=== ROWS ===

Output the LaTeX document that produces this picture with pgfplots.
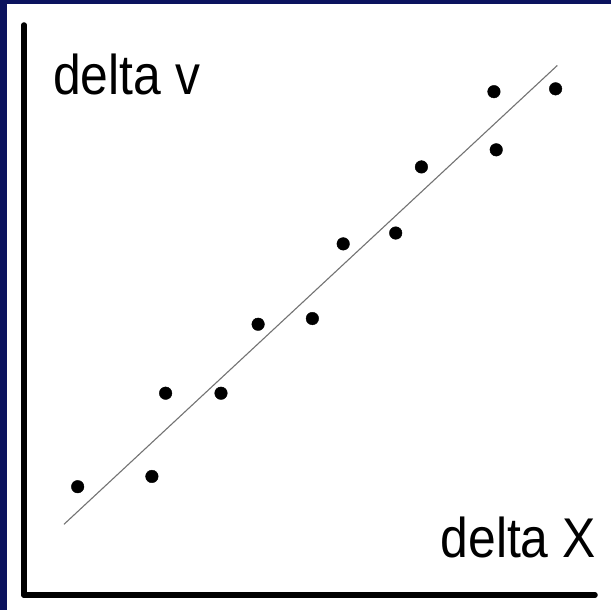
\documentclass[border=0pt]{standalone}
\usepackage{pgfplots}
\pgfplotsset{compat=1.18}
\usepackage{fontspec}
\setmainfont{Liberation Sans}
\newfontfamily\labfont[FakeStretch=0.89]{Liberation Sans}
\definecolor{slidenavy}{RGB}{11,19,94}

\begin{document}
\begin{tikzpicture}[x=1bp,y=1bp]
  \useasboundingbox (0,0) rectangle (611,610);
  % slide background and white panel
  \fill[slidenavy] (0,0) rectangle (611,610);
  \fill[white] (7,0) rectangle (611,606);

  \begin{axis}[
    at={(24bp,15bp)}, anchor=south west,
    scale only axis, width=571bp, height=570bp,
    xmin=0, xmax=10, ymin=0, ymax=10,
    axis lines=left,
    axis line style={-, line width=5.5bp, line cap=round, black},
    xtick=\empty, ytick=\empty,
    clip=false,
  ]
    % measured points
    \addplot[only marks, mark=*, mark size=6.3bp, black] coordinates {
      (0.94,1.90) (2.24,2.08) (2.48,3.54) (3.45,3.54)
      (4.10,4.75) (5.05,4.85) (5.59,6.16) (6.51,6.35)
      (6.96,7.51) (8.23,8.83) (8.27,7.81) (9.31,8.88)
    };
    % best-fit line
    \addplot[black!55, line width=1.1bp] coordinates {(0.70,1.24) (9.34,9.29)};
  \end{axis}

  \node[anchor=base west, inner sep=0pt, font=\labfont\fontsize{56bp}{60bp}\selectfont]
    at (53,515) {delta v};
  \node[anchor=base east, inner sep=0pt, font=\labfont\fontsize{56bp}{60bp}\selectfont]
    at (596,52) {delta X};
\end{tikzpicture}
\end{document}
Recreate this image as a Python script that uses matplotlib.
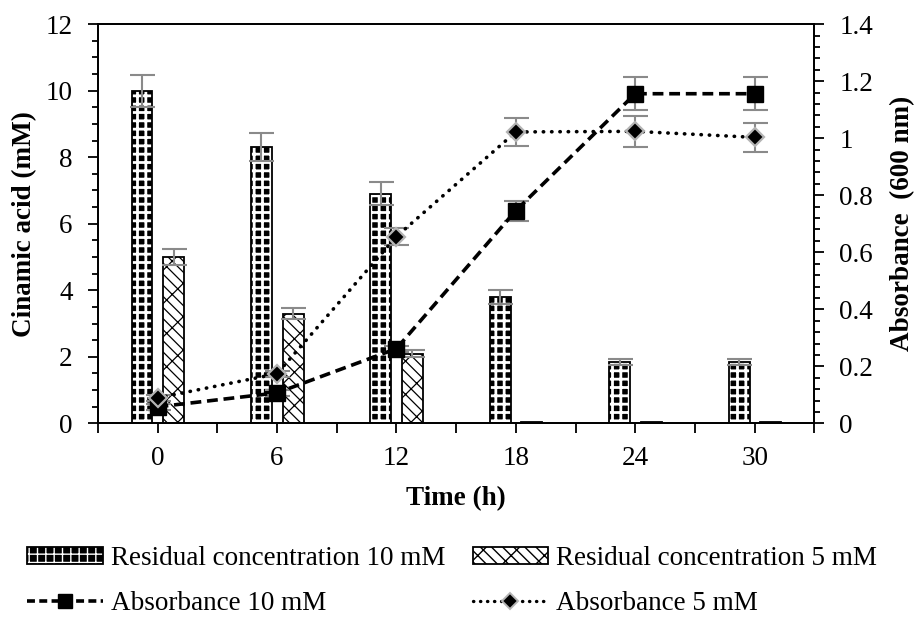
import numpy as np
import matplotlib
matplotlib.use("Agg")
import matplotlib.pyplot as plt
from matplotlib.lines import Line2D
from matplotlib.patches import Patch
from matplotlib.ticker import MultipleLocator, FixedLocator

plt.rcParams['font.family'] = ['Liberation Serif', 'DejaVu Serif']

# данные
time_labels = ['0', '6', '12', '18', '24', '30']
resid_10 = [10.0, 8.3, 6.9, 3.8, 1.85, 1.85]
resid_10_err = [0.48, 0.42, 0.35, 0.2, 0.08, 0.08]
resid_5 = [5.0, 3.3, 2.1, 0.03, 0.03, 0.03]
resid_5_err = [0.24, 0.17, 0.1, 0.0, 0.0, 0.0]
abs_10 = [0.058, 0.107, 0.262, 0.746, 1.156, 1.156]
abs_10_err = [0.01, 0.01, 0.01, 0.035, 0.057, 0.057]
abs_5 = [0.089, 0.174, 0.655, 1.022, 1.024, 1.003]
abs_5_err = [0.01, 0.01, 0.03, 0.05, 0.055, 0.05]

x = np.arange(len(time_labels))
w = 0.175
grey = '#8a8a8a'
fs = 19.5

fig = plt.figure(figsize=(9.14, 6.19), dpi=100)
ax = fig.add_axes([0.107, 0.316, 0.784, 0.645])

# 10 мМ: "шахматка" — чёрная заливка с белой сеткой, поверх чёрный контур
b10 = ax.bar(x - 0.13, resid_10, w, color='black', edgecolor='white', hatch='++', linewidth=0, zorder=2)
for p in b10:
    p.set_hatch_linewidth(2.0)
ax.bar(x - 0.13, resid_10, w, fill=False, edgecolor='black', linewidth=1.3, zorder=2)
b5 = ax.bar(x + 0.135, resid_5, w, color='white', edgecolor='black', hatch='\\\\x', linewidth=1.3, zorder=2)
for p in b5:
    p.set_hatch_linewidth(0.9)

ax.errorbar(x - 0.13, resid_10, yerr=resid_10_err, fmt='none', ecolor=grey, elinewidth=1.5, capsize=9, capthick=1.5, zorder=3)
ax.errorbar(x[:3] + 0.135, resid_5[:3], yerr=resid_5_err[:3], fmt='none', ecolor=grey, elinewidth=1.5, capsize=9, capthick=1.5, zorder=3)

ax.set_xlim(-0.5, 5.5)
ax.set_ylim(0, 12)
ax.set_xticks(x)
ax.set_xticklabels(time_labels)
ax.xaxis.set_minor_locator(FixedLocator(np.arange(-0.5, 5.6, 1.0)))
ax.yaxis.set_major_locator(MultipleLocator(2))
ax.yaxis.set_minor_locator(MultipleLocator(0.5))
ax.tick_params(axis='both', which='both', direction='out', labelsize=fs, width=1.3)
ax.tick_params(axis='x', which='both', length=7, pad=9)
ax.tick_params(axis='y', which='major', length=7, pad=11)
ax.tick_params(axis='y', which='minor', length=4)
for s in ax.spines.values():
    s.set_linewidth(1.3)
ax.set_xlabel('Time (h)', fontsize=fs, fontweight='bold', labelpad=11)
ax.set_ylabel('Cinamic acid (mM)', fontsize=fs, fontweight='bold', labelpad=6)

ax2 = ax.twinx()
ax2.errorbar(x, abs_10, yerr=abs_10_err, fmt='none', ecolor=grey, elinewidth=1.5, capsize=9, capthick=1.5, zorder=2)
ax2.errorbar(x, abs_5, yerr=abs_5_err, fmt='none', ecolor=grey, elinewidth=1.5, capsize=9, capthick=1.5, zorder=2)
ax2.plot(x, abs_10, linestyle=(0, (3, 1.6)), color='black', linewidth=2.6, marker='s',
         markersize=11.5, markerfacecolor='black', markeredgecolor='black', zorder=3)
ax2.plot(x, abs_5, linestyle=(0, (0.1, 2.2)), dash_capstyle='round', color='black', linewidth=2.6,
         marker='D', markersize=9.5, markerfacecolor='black', markeredgecolor='#b4b4b4', markeredgewidth=1.6, zorder=3)
ax2.set_ylim(0, 1.4)
ax2.yaxis.set_minor_locator(MultipleLocator(0.04))
ax2.set_yticks([0, 0.2, 0.4, 0.6, 0.8, 1.0, 1.2, 1.4])
ax2.set_yticklabels(['0', '0.2', '0.4', '0.6', '0.8', '1', '1.2', '1.4'])
ax2.tick_params(axis='y', which='both', direction='out', labelsize=fs, width=1.3)
ax2.tick_params(axis='y', which='major', length=7, pad=11)
ax2.tick_params(axis='y', which='minor', length=4)
for s in ax2.spines.values():
    s.set_linewidth(1.3)
ax2.set_ylabel('Absorbance  (600 nm)', fontsize=fs, fontweight='bold', labelpad=12)

# легенда
h1a = Patch(facecolor='black', edgecolor='white', hatch='++', linewidth=0)
h1a.set_hatch_linewidth(2.0)
h1b = Patch(fill=False, edgecolor='black', linewidth=1.3)
h2 = Patch(facecolor='white', edgecolor='black', hatch='\\\\x', linewidth=1.3)
h2.set_hatch_linewidth(0.9)
h3 = Line2D([], [], linestyle=(0, (2.2, 1.2)), color='black', linewidth=2.6, marker='s', markersize=10)
h4 = Line2D([], [], linestyle=(0, (0.1, 2.0)), dash_capstyle='round', color='black', linewidth=2.4,
            marker='D', markersize=8, markerfacecolor='black', markeredgecolor='#b4b4b4', markeredgewidth=1.4)
fig.legend([(h1a, h1b), h3, h2, h4],
           ['Residual concentration 10 mM', 'Absorbance 10 mM',
            'Residual concentration 5 mM', 'Absorbance 5 mM'],
           loc='center left', bbox_to_anchor=(27 / 914, 0.061), ncol=2, frameon=False,
           fontsize=fs, handlelength=2.8, handleheight=0.6, handletextpad=0.3, columnspacing=1.0,
           labelspacing=0.75, borderaxespad=0, borderpad=0)

fig.savefig('out.png', dpi=100)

===

From the entries above, copy exactly the lines starting at the one with "Recreate this image" and stopping at the one with "ax = fig.add_axes([0.107, 0.316, 0.784, 0.645])", keeping both ends. Drop the pictures.

Recreate this image as a Python script that uses matplotlib.
import numpy as np
import matplotlib
matplotlib.use("Agg")
import matplotlib.pyplot as plt
from matplotlib.lines import Line2D
from matplotlib.patches import Patch
from matplotlib.ticker import MultipleLocator, FixedLocator

plt.rcParams['font.family'] = ['Liberation Serif', 'DejaVu Serif']

# данные
time_labels = ['0', '6', '12', '18', '24', '30']
resid_10 = [10.0, 8.3, 6.9, 3.8, 1.85, 1.85]
resid_10_err = [0.48, 0.42, 0.35, 0.2, 0.08, 0.08]
resid_5 = [5.0, 3.3, 2.1, 0.03, 0.03, 0.03]
resid_5_err = [0.24, 0.17, 0.1, 0.0, 0.0, 0.0]
abs_10 = [0.058, 0.107, 0.262, 0.746, 1.156, 1.156]
abs_10_err = [0.01, 0.01, 0.01, 0.035, 0.057, 0.057]
abs_5 = [0.089, 0.174, 0.655, 1.022, 1.024, 1.003]
abs_5_err = [0.01, 0.01, 0.03, 0.05, 0.055, 0.05]

x = np.arange(len(time_labels))
w = 0.175
grey = '#8a8a8a'
fs = 19.5

fig = plt.figure(figsize=(9.14, 6.19), dpi=100)
ax = fig.add_axes([0.107, 0.316, 0.784, 0.645])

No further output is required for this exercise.